Always have a plan C

Plans A and B often fail. If basic communication fails and then you repeat communication to no avail, it’s time for plan C. Emergency procedure. This is where the idea of “design for failure”, widely used when designing distributed systems, comes to the rescue. When implementing any communication in such system, we must immediately think what we can do if it fails. By integrating a sales module with a fraud detection system, we immediately plan what we will do if the anti-fraud module is not available. Should we reject all customers? Or maybe we should accept all of them? Or maybe we should accept returning customers provided that the value of their order does not exceed PLN 500? Whatever decision we take, it comes with an additional business risk. And taking such risks is not the responsibility of IT. In other words: programmers indicate the necessity of developing such fallback, but it is the business that decides how it is supposed to work.

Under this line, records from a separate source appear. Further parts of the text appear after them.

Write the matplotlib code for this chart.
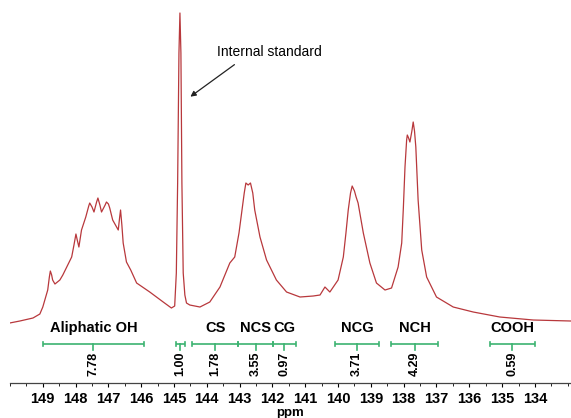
import numpy as np
import matplotlib
matplotlib.use('agg')
import matplotlib.pyplot as plt
from matplotlib.ticker import MultipleLocator

plt.rcParams['font.family'] = ['Liberation Sans', 'DejaVu Sans']

#spectrum (ppm, intensity a.u.)
ppm = [150.01, 149.70, 149.30, 149.09, 149.00, 148.85, 148.80, 148.77, 148.73, 148.70,
       148.63, 148.48, 148.39, 148.24, 148.12, 148.05, 147.99, 147.95, 147.90, 147.82,
       147.69, 147.60, 147.57, 147.50, 147.44, 147.36, 147.32, 147.26, 147.21, 147.10,
       147.06, 147.00, 146.96, 146.87, 146.70, 146.66, 146.63, 146.59, 146.55, 146.45,
       146.32, 146.14, 145.74, 145.33, 145.08, 144.98, 144.93, 144.89, 144.85, 144.82,
       144.79, 144.76, 144.72, 144.67, 144.62, 144.52, 144.21, 143.91, 143.60, 143.30,
       143.15, 143.02, 142.94, 142.86, 142.81, 142.74, 142.67, 142.60, 142.54, 142.38,
       142.18, 141.88, 141.57, 141.16, 140.76, 140.55, 140.40, 140.25, 140.00, 139.84,
       139.76, 139.69, 139.62, 139.57, 139.50, 139.45, 139.39, 139.23, 139.03, 138.83,
       138.57, 138.37, 138.17, 138.06, 138.01, 137.96, 137.91, 137.89, 137.85, 137.81,
       137.75, 137.71, 137.67, 137.63, 137.56, 137.45, 137.30, 137.00, 136.49, 135.88,
       135.07, 134.05, 132.90]
intensity = [60, 62, 65, 69, 76, 93, 106, 112, 108, 103,
             99, 103, 108, 118, 126, 138, 149, 143, 136, 153,
             166, 177, 180, 176, 171, 181, 185, 178, 171, 178,
             181, 179, 175, 163, 153, 165, 173, 158, 140, 121,
             113, 100, 91, 81, 75, 77, 110, 200, 330, 370,
             330, 200, 110, 88, 80, 78, 76, 81, 96, 120,
             126, 150, 170, 190, 200, 198, 200, 190, 173, 146,
             123, 103, 91, 86, 87, 88, 96, 91, 103, 126,
             150, 173, 190, 197, 192, 186, 180, 150, 120, 100,
             93, 95, 116, 140, 175, 216, 243, 248, 245, 241,
             252, 261, 252, 236, 183, 133, 106, 86, 76, 71,
             66, 63, 62]

#integration regions
region_names = ['Aliphatic OH', '', 'CS', 'NCS', 'CG', 'NCG', 'NCH', 'COOH']
region_start = [149.00, 144.95, 144.44, 143.05, 141.98, 140.08, 138.39, 135.37]
region_end = [145.92, 144.67, 143.05, 141.98, 141.29, 138.75, 136.95, 134.00]
region_values = ['7.78', '1.00', '1.78', '3.55', '0.97', '3.71', '4.29', '0.59']

GREEN = '#3cb371'
RED = '#b8383c'

fig = plt.figure(figsize=(5.71, 4.18), dpi=100)
ax = fig.add_axes([0.0175, 0.0837, 0.9825, 0.9163])

ax.plot(ppm, intensity, color=RED, lw=0.9)

#integration bars, names and values
bar_y = 38.7
for name, s, e, v in zip(region_names, region_start, region_end, region_values):
	mid = (s + e) / 2
	ax.plot([s, e], [bar_y, bar_y], color=GREEN, lw=1.2, solid_capstyle='butt')
	ax.plot([s, s], [bar_y - 2, bar_y + 2], color=GREEN, lw=1.2)
	ax.plot([e, e], [bar_y - 2, bar_y + 2], color=GREEN, lw=1.2)
	ax.plot([mid, mid], [bar_y, bar_y - 6], color=GREEN, lw=1.2)
	ax.text(mid, 19.5, v, rotation=90, ha='center', va='center', fontsize=9, fontweight='bold')
	if name:
		ax.text(mid, 55, name, ha='center', va='center', fontsize=10.5, fontweight='bold')

#internal standard annotation
ax.annotate('', xy=(144.57, 284.7), xytext=(143.09, 320),
	arrowprops=dict(arrowstyle='-|>', color='#222222', lw=0.9, mutation_scale=8))
ax.text(143.70, 331, 'Internal standard', ha='left', va='center', fontsize=10)

ax.set_xlim(150.0, 132.9)
ax.set_ylim(0, 383)
ax.xaxis.set_minor_locator(MultipleLocator(0.5))
ax.set_xticks(range(134, 150))
ax.tick_params(axis='x', which='major', direction='out', length=3, width=0.8, pad=3.5, labelsize=10.5)
ax.tick_params(axis='x', which='minor', direction='out', length=2, width=0.6)
for lab in ax.get_xticklabels():
	lab.set_fontweight('bold')
ax.set_yticks([])
ax.set_xlabel('ppm', fontsize=9.5, fontweight='bold', labelpad=0.5)
for side in ['top', 'left', 'right']:
	ax.spines[side].set_visible(False)
ax.spines['bottom'].set_color('#444444')
ax.spines['bottom'].set_linewidth(0.9)
ax.patch.set_alpha(0)

plt.savefig('out.png', dpi=100)
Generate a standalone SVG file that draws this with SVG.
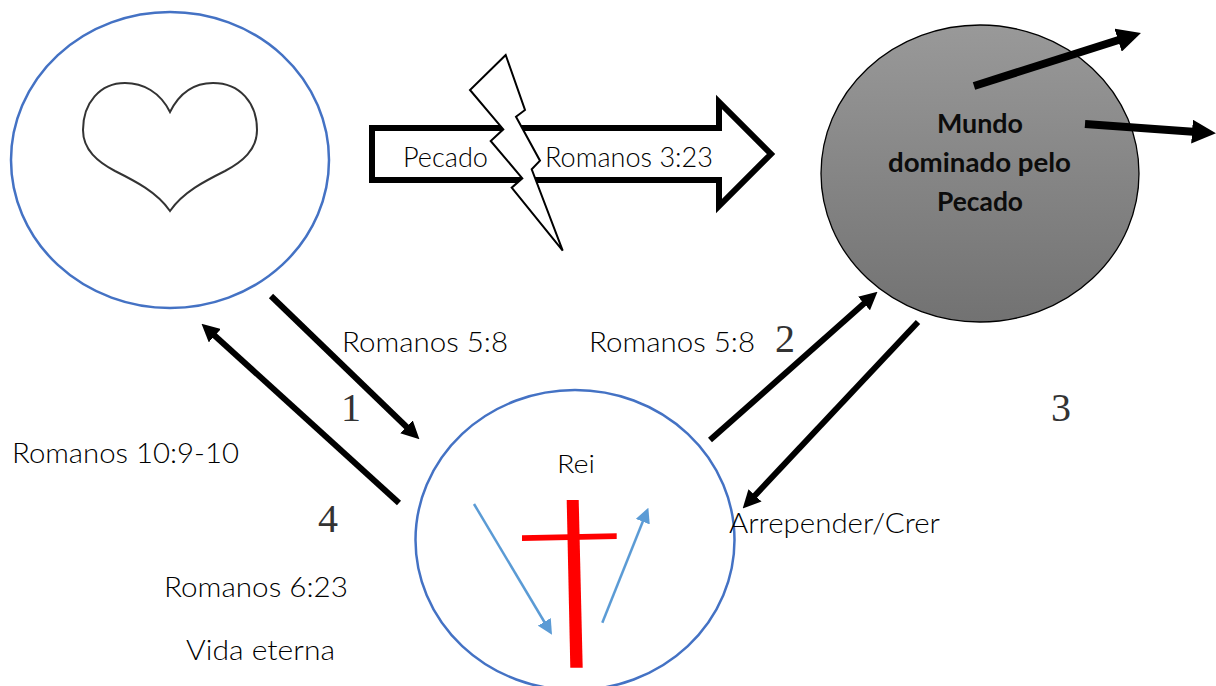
<svg xmlns="http://www.w3.org/2000/svg" width="1216" height="686" viewBox="0 0 1216 686">
<style>
text{font-family:"Lato","Open Sans","Liberation Sans",sans-serif;font-size:27px;font-weight:300;fill:#000}
.num{font-family:"Liberation Serif","DejaVu Serif",serif;font-size:40px;font-weight:400;fill:#333}
.ring{fill:#fff;stroke:#4472c4;stroke-width:2.5}
text.b{font-weight:700;fill:#0c0c0c}
.k5{fill:none;stroke:#000;stroke-width:6;marker-end:url(#ah)}
.k8{fill:none;stroke:#000;stroke-width:8;marker-end:url(#ah)}
.bl{fill:none;stroke:#5b9bd5;stroke-width:2.5;marker-end:url(#ahb)}
</style>
<defs>
<linearGradient id="g" x1="0" y1="0" x2="0" y2="1"><stop offset="0" stop-color="#999"/><stop offset="1" stop-color="#727272"/></linearGradient>
<marker id="ah" viewBox="0 0 3 3" refX="1" refY="1.5" markerWidth="3" markerHeight="3" orient="auto" markerUnits="strokeWidth"><path d="M0,0L3,1.5L0,3Z" fill="#000"/></marker>
<marker id="ahb" viewBox="0 0 6 6" refX="1" refY="3" markerWidth="6" markerHeight="6" orient="auto" markerUnits="strokeWidth"><path d="M0,0L6,3L0,6Z" fill="#5b9bd5"/></marker>
</defs>
<rect width="1216" height="686" fill="#fff"/>
<g id="node-heart">
<ellipse class="ring" cx="170" cy="160" rx="159" ry="148"/>
<path d="M170,112C160,92 143,83 125,83C100,83 83,103 83,130C83,150 98,162 115,171C135,181 157,192 170,211C183,192 205,181 225,171C242,162 257,150 257,130C257,103 240,83 213,83C195,83 180,92 170,112Z" fill="#fff" stroke="#333" stroke-width="2"/>
</g>
<g id="node-mundo">
<ellipse cx="980" cy="173.500" rx="159" ry="148.500" fill="url(#g)" stroke="#000" stroke-width="1.300"/>
<text class="b" x="937" y="133" textLength="86" lengthAdjust="spacingAndGlyphs">Mundo</text>
<text class="b" x="888" y="172" textLength="183" lengthAdjust="spacingAndGlyphs">dominado pelo</text>
<text class="b" x="937" y="211" textLength="86" lengthAdjust="spacingAndGlyphs">Pecado</text>
</g>
<g id="node-rei">
<ellipse class="ring" cx="575" cy="540" rx="159.500" ry="150"/>
<text x="557" y="473" textLength="38" lengthAdjust="spacingAndGlyphs" style="font-size:25px">Rei</text>
<path d="M566.700,500H578.700L582.700,667.700H570.300Z" fill="#f00"/>
<path d="M522,535.300L616.700,533.300V539L522,541Z" fill="#f00"/>
<path class="bl" d="M474,504L545.600,624"/>
<path class="bl" d="M602.300,622.700L643.700,519.300"/>
</g>
<g id="node-pecado">
<path d="M372,128H719V102L771,154L719,206V180H372Z" fill="#fff" stroke="#000" stroke-width="6"/>
<text x="403" y="167" textLength="85" lengthAdjust="spacingAndGlyphs">Pecado</text>
<text x="545" y="167" textLength="168" lengthAdjust="spacingAndGlyphs">Romanos 3:23</text>
<path d="M505.700,55L470,90L503.300,129.300L490.700,141L522.300,178.300L511.700,187.700L562.700,250.700L531.700,169.300L540,160.700L516,116.700L525,110Z" fill="#fff" stroke="#000" stroke-width="2"/>
</g>
<g id="connectors">
<path class="k5" d="M271,296L410.800,431"/>
<path class="k5" d="M399,503L210.400,331.700"/>
<path class="k5" d="M710,440L868.500,299.600"/>
<path class="k5" d="M918,322L750.900,499.700"/>
<path class="k8" d="M974,86L1125.700,37.800"/>
<path class="k8" d="M1085,124L1200,132.200"/>
</g>
<g id="labels">
<text x="342" y="352" textLength="166" lengthAdjust="spacingAndGlyphs">Romanos 5:8</text>
<text x="589" y="352" textLength="166" lengthAdjust="spacingAndGlyphs">Romanos 5:8</text>
<text x="12" y="463" textLength="227" lengthAdjust="spacingAndGlyphs">Romanos 10:9-10</text>
<text x="164" y="597" textLength="184" lengthAdjust="spacingAndGlyphs">Romanos 6:23</text>
<text x="186" y="660" textLength="149" lengthAdjust="spacingAndGlyphs">Vida eterna</text>
<text x="729" y="533" textLength="211" lengthAdjust="spacingAndGlyphs">Arrepender/Crer</text>
<text class="num" x="341" y="421">1</text>
<text class="num" x="775" y="352">2</text>
<text class="num" x="1051" y="421">3</text>
<text class="num" x="318" y="532">4</text>
</g>
</svg>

Please don’t wait. We’ll call you back

As some readers may have noticed, most of the problems described above concern synchronous communication. Isn’t it better to use asynchronous communication? Of course, it is! What is more, it is the default form of communication we should consider. We always use it until our model of operation is: “I need this information now, and if I don’t get it, I can manage differently (fallback)”. The main advantage of integration using queues is that the two sides do not have to live at the same time. If system A sends a message when system B is unavailable, it will process it immediately after restarting, even if system A is turned off at the time of the process. It’s only the queue that has to work. A queue is somewhat similar to databases, i.e. it is treated like an infrastructure element. As a result, it is more accessible and less frequently updated than applications.

Distributed monolith

A distributed system, even if we call it “microservices” but if it doesn’t have the mechanisms described above, is simply a monolith distributed over several machines. Monolithic architecture assumes that components, since they work within one application, are available simultaneously. Following the same assumptions in microservices means that the real availability of the platform will be closer to a direction indicator (it works - it doesn’t work - it works - it doesn’t work) than enterprise class software. Considering the above practices allows for migration from a distributed monolith to a properly functioning distributed system.